Lors de son passage au Comité français de l’UNICEF, Carla Haddad Mardini, Directrice de la collecte de fonds privés et des partenariats de l’UNICEF, s’est exprimée sur la crise au Liban, le rôle du secteur privé et les défis de 2025. Elle témoigne.
Vous êtes libanaise et avez connu la guerre civile et régionale. Quels souvenirs en avez-vous ? Est-ce que cette période a été déterminante dans votre choix de carrière ?
Oui absolument. Je fais partie de la génération qu’on appelait « les enfants de la guerre » de 1975-1976.
J’ai eu la chance d’avoir une famille soudée avec des parents qui nous racontaient des histoires pour faire face aux moments difficiles qu’on traversait. Je me souviens parfaitement d’une phrase que mon père me répétait souvent : « Tant que nous pouvons entendre les bombardements et les raids aériens, c’est que nous sommes encore en vie ». C’était des mots difficiles à entendre, surtout pour une enfant, mais cela me permettait de ne pas perdre espoir.
Mon enfance et mon adolescence ont implicitement façonné mon choix de carrière et accru mon intérêt pour le droit international humanitaire et ma sensibilité à la cause de l’enfance, et plus particulièrement au bien-être et à l’éducation des enfants.
Pourtant, les horreurs de la guerre et des conflits se poursuivent et les violences que subissent aujourd’hui les enfants sont inouïes et c’est ce qui m’attriste le plus.
Le Liban a connu de nombreuses crises, dont l’explosion du port de Beyrouth le 4 août 2020, qui a généré un grand élan de générosité.

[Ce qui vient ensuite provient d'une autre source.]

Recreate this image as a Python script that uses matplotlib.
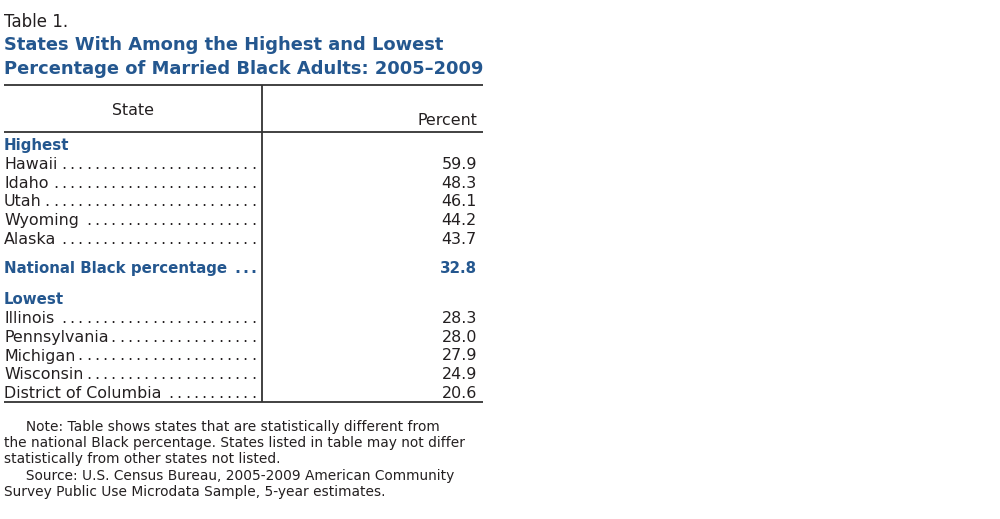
import matplotlib
matplotlib.use('Agg')
import matplotlib.pyplot as plt

plt.rcParams['font.family'] = ['DejaVu Sans']

table_label = 'Table 1.'
title_lines = ['States With Among the Highest and Lowest',
               'Percentage of Married Black Adults: 2005\u20132009']
col_headers = ['State', 'Percent']

high_states = ['Hawaii', 'Idaho', 'Utah', 'Wyoming', 'Alaska']
high_values = [59.9, 48.3, 46.1, 44.2, 43.7]
national_label = 'National Black percentage'
national_value = 32.8
low_states = ['Illinois', 'Pennsylvania', 'Michigan', 'Wisconsin', 'District of Columbia']
low_values = [28.3, 28.0, 27.9, 24.9, 20.6]

note_lines = [
    '     Note: Table shows states that are statistically different from',
    'the national Black percentage. States listed in table may not differ',
    'statistically from other states not listed.',
    '     Source: U.S. Census Bureau, 2005-2009 American Community',
    'Survey Public Use Microdata Sample, 5-year estimates.',
]

BLUE = '#24578f'
INK = '#231f20'
RULE = '#333333'

fig = plt.figure(figsize=(10, 5.19), dpi=100)
ax = fig.add_axes([0, 0, 1, 1])
ax.set_xlim(0, 1000)
ax.set_ylim(519, 0)
ax.axis('off')

x_left = 4
x_right = 483
x_div = 262
x_num = 477
x_dots_end = 253.5
body_fs = 11.4
bold_fs = 10.8
note_fs = 9.95

renderer = fig.canvas.get_renderer()


def text_right_px(t):
    bb = t.get_window_extent(renderer=renderer)
    inv = ax.transData.inverted()
    return inv.transform((bb.x1, bb.y0))[0]


def leader_row(label, value, y, bold=False):
    color = BLUE if bold else INK
    weight = 'bold' if bold else 'normal'
    fs = bold_fs if bold else body_fs
    t = ax.text(x_left, y, label, fontsize=fs, color=color,
                fontweight=weight, va='baseline', ha='left')
    end = text_right_px(t)
    xd = x_dots_end
    while xd > end + 2.5:
        ax.text(xd, y, '.', fontsize=body_fs, color=color, fontweight=weight,
                va='baseline', ha='center')
        xd -= 8.25
    ax.text(x_num, y, f'{value:.1f}', fontsize=fs, color=color,
            fontweight=weight, va='baseline', ha='right')


# heading
ax.text(x_left, 26.7, table_label, fontsize=12, color=INK, va='baseline')
ax.text(x_left, 50, title_lines[0], fontsize=12.85, color=BLUE,
        fontweight='bold', va='baseline')
ax.text(x_left, 74, title_lines[1], fontsize=12.85, color=BLUE,
        fontweight='bold', va='baseline')

# rules
ax.plot([x_left, x_right], [85.3, 85.3], color=RULE, lw=1.3, solid_capstyle='butt')
ax.plot([x_left, x_right], [131.7, 131.7], color=RULE, lw=1.3, solid_capstyle='butt')
ax.plot([x_left, x_right], [401.7, 401.7], color=RULE, lw=1.3, solid_capstyle='butt')
ax.plot([x_div, x_div], [85.3, 401.7], color=RULE, lw=1.3, solid_capstyle='butt')

ax.text((x_left + x_div) / 2, 115, col_headers[0], fontsize=body_fs,
        color=INK, va='baseline', ha='center')
ax.text(x_num, 125, col_headers[1], fontsize=body_fs, color=INK,
        va='baseline', ha='right')

# body
step = 18.55
ax.text(x_left, 150, 'Highest', fontsize=bold_fs, color=BLUE,
        fontweight='bold', va='baseline')
for i, (s, v) in enumerate(zip(high_states, high_values)):
    leader_row(s, v, 169.4 + i * step)

leader_row(national_label, national_value, 273.3, bold=True)

ax.text(x_left, 304.3, 'Lowest', fontsize=bold_fs, color=BLUE,
        fontweight='bold', va='baseline')
for i, (s, v) in enumerate(zip(low_states, low_values)):
    leader_row(s, v, 323.4 + i * step)

# notes
for i, line in enumerate(note_lines):
    ax.text(x_left, 430.7 + i * 16.4, line, fontsize=note_fs, color=INK,
            va='baseline')

fig.savefig('out.png', dpi=100, facecolor='white')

Avez-vous constaté la même mobilisation avec la reprise du conflit en 2024 ?
Malheureusement non. Les dons n’ont pas eu l’ampleur que nous espérions. Je pense qu’il y a une sorte de « fatigue » des donateurs face à toutes les crises qui se multiplient.

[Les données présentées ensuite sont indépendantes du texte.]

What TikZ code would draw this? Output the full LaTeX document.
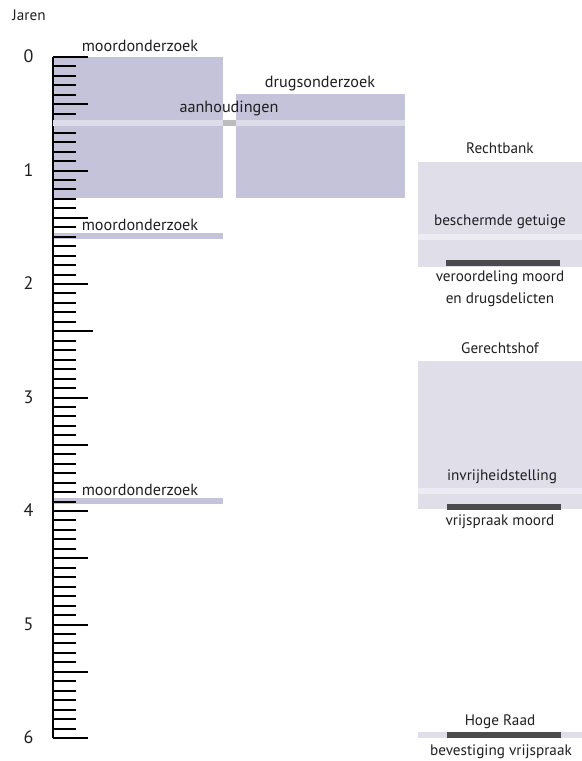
\documentclass[tikz,border=0pt]{standalone}
\usepackage{fontspec}
\setmainfont{PT Sans}
\definecolor{onderzoek}{HTML}{C5C3D9}
\definecolor{streep}{HTML}{DDDCE9}
\definecolor{rechter}{HTML}{DFDEE9}
\definecolor{rechterstreep}{HTML}{ECECF2}
\definecolor{verbinding}{HTML}{BCBCBC}
\definecolor{uitspraak}{HTML}{4B4B4D}

\begin{document}
\begin{tikzpicture}[x=0.5pt, y=-0.5pt,
	lbl/.style={font=\fontsize{8.1}{9}\selectfont, anchor=base, inner sep=0pt, text=black!88},
	rlbl/.style={lbl, font=\fontsize{7.6}{9}\selectfont},
	jaar/.style={font=\fontsize{9}{10}\selectfont, anchor=base, inner sep=0pt, text=black!88},
	tick/.style={line width=1pt, black}]
		\useasboundingbox (0,0) rectangle (582,761);
		\node[lbl, font=\fontsize{7.6}{8}\selectfont] (jaren) at (29,20) {Jaren};

		\fill[onderzoek] (53,57) rectangle (223,198);
		\fill[onderzoek] (236,94) rectangle (405,198);
		\fill[onderzoek] (53,233) rectangle (223,239);
		\fill[onderzoek] (53,498) rectangle (223,504);

		\fill[rechter] (418,162) rectangle (582,267);
		\fill[rechterstreep] (418,234) rectangle (582,240);
		\fill[uitspraak] (446,260) rectangle (560,266);
		\fill[rechter] (418,361) rectangle (582,509);
		\fill[rechterstreep] (418,488) rectangle (582,494);
		\fill[uitspraak] (447,504) rectangle (561,510);
		\fill[rechter] (418,732) rectangle (582,738);
		\fill[uitspraak] (447,732) rectangle (561,738);

		\draw[line width=1pt] (53,57) -- (53,738);
		\foreach \m in {0,...,72}{
			\pgfmathtruncatemacro{\r}{mod(\m,12)}
			\pgfmathsetmacro{\y}{57+\m*9.4583}
			\ifnum\r=0
				\draw[tick] (53,\y) -- (88,\y);
			\else\ifnum\r=5
				\draw[tick] (53,\y) -- (88,\y);
			\else
				\draw[tick] (53,\y) -- (76,\y);
			\fi\fi
		}
		\draw[tick] (53,331.2) -- (93,331.2);
		\foreach \j in {0,...,6}
			\node[jaar] (j\j) at (28.5,57+\j*113.5+5.5) {\j};

		\fill[streep] (53,120) rectangle (223,126);
		\fill[verbinding] (223,120) rectangle (236,126);
		\fill[streep] (236,120) rectangle (405,126);

		\node[lbl] (moord1) at (140,51.7) {moordonderzoek};
		\node[lbl] (moord2) at (140,230) {moordonderzoek};
		\node[lbl] (moord3) at (140,495) {moordonderzoek};
		\node[lbl] (aanh) at (229,112.7) {aanhoudingen};
		\node[lbl] (drugs) at (320,87.3) {drugsonderzoek};

		\node[rlbl] (rb) at (500,153.3) {Rechtbank};
		\node[rlbl] (getuige) at (500,225.7) {beschermde getuige};
		\node[rlbl] (veroord) at (500,281.7) {veroordeling moord};
		\node[rlbl] (delict) at (500,303.3) {en drugsdelicten};
		\node[rlbl] (hof) at (500,353.3) {Gerechtshof};
		\node[rlbl] (vrij) at (502,480) {invrijheidstelling};
		\node[rlbl] (spraak) at (500,525) {vrijspraak moord};
		\node[rlbl] (hr) at (500,725) {Hoge Raad};
		\node[rlbl] (bevest) at (501,755) {bevestiging vrijspraak};
	\end{tikzpicture}
\end{document}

Pour les équipes de l’UNICEF sur place, qui prennent des risques tous les jours, qui sont sur les lignes de front, à acheminer l’aide humanitaire, à prodiguer assistance et protection aux enfants, il est très difficile de constater que notre appel d’urgence est sous-financé à 80%.
La diaspora libanaise a un rôle très important à jouer dans la mobilisation envers les organisations internationales, comme l’UNICEF. Nous mettons en place des programmes qui s’inscrivent dans la durée pour renforcer les capacités du système libanais et permettre aux structures institutionnelles de résister aux chocs successifs.
J’ai d’ailleurs eu le plaisir d’assister à une table-ronde sur le Liban organisée à l’ambassade du Liban en France, à Paris, le 13 décembre dernier consacré à la situation des enfants libanais, en présence de personnalités libanaises et franco-libanaises.
En quoi le soutien du secteur privé est important pour les actions de l’UNICEF ?
Les organisations internationales, telles que l’UNICEF, sont soutenues par des financements publics, mais cela n’est pas suffisant pour répondre à l’augmentation des besoins humanitaires et à la multiplication des crises.
Nous l’avons vu pendant la pandémie de Covid-19, le soutien des entreprises partenaires, et du secteur privé de façon globale, nous a permis d’être plus efficace et de pouvoir répondre à l’urgence de la crise sanitaire en 2020.
Et ce, que ce soient les urgences humanitaires qui se succèdent et qui perdurent (un conflit dure 10 à 15 ans en moyenne) ou les catastrophes naturelles dues au changement climatique, la participation du secteur privé est cruciale pour une organisation comme la nôtre.
En tant que Directrice de la collecte de fonds privés et des partenariats de l’UNICEF, comment envisagez-vous l’année 2025 ?
2025 semble s’annoncer comme une année difficile pour le secteur humanitaire et les organisations internationales, dont l’UNICEF, en raison des coupes budgétaires publiques annoncées par les gouvernements européens (Allemagne, Pays-Bas, France, l’Union européenne, etc.).
Il faudra créer des mécanismes de financement nouveaux et innovants pour mobiliser les ressources et être en mesure de faire face aux défis qui nous attendent (conflits armés prolongés, enjeux climatiques, enjeux de protection de l’enfance, enjeux de développement, etc.). Nous devons redoubler d’efforts et travailler en synergie pour accélérer la mise en œuvre des objectifs de l’UNICEF et des objectifs de développement durable.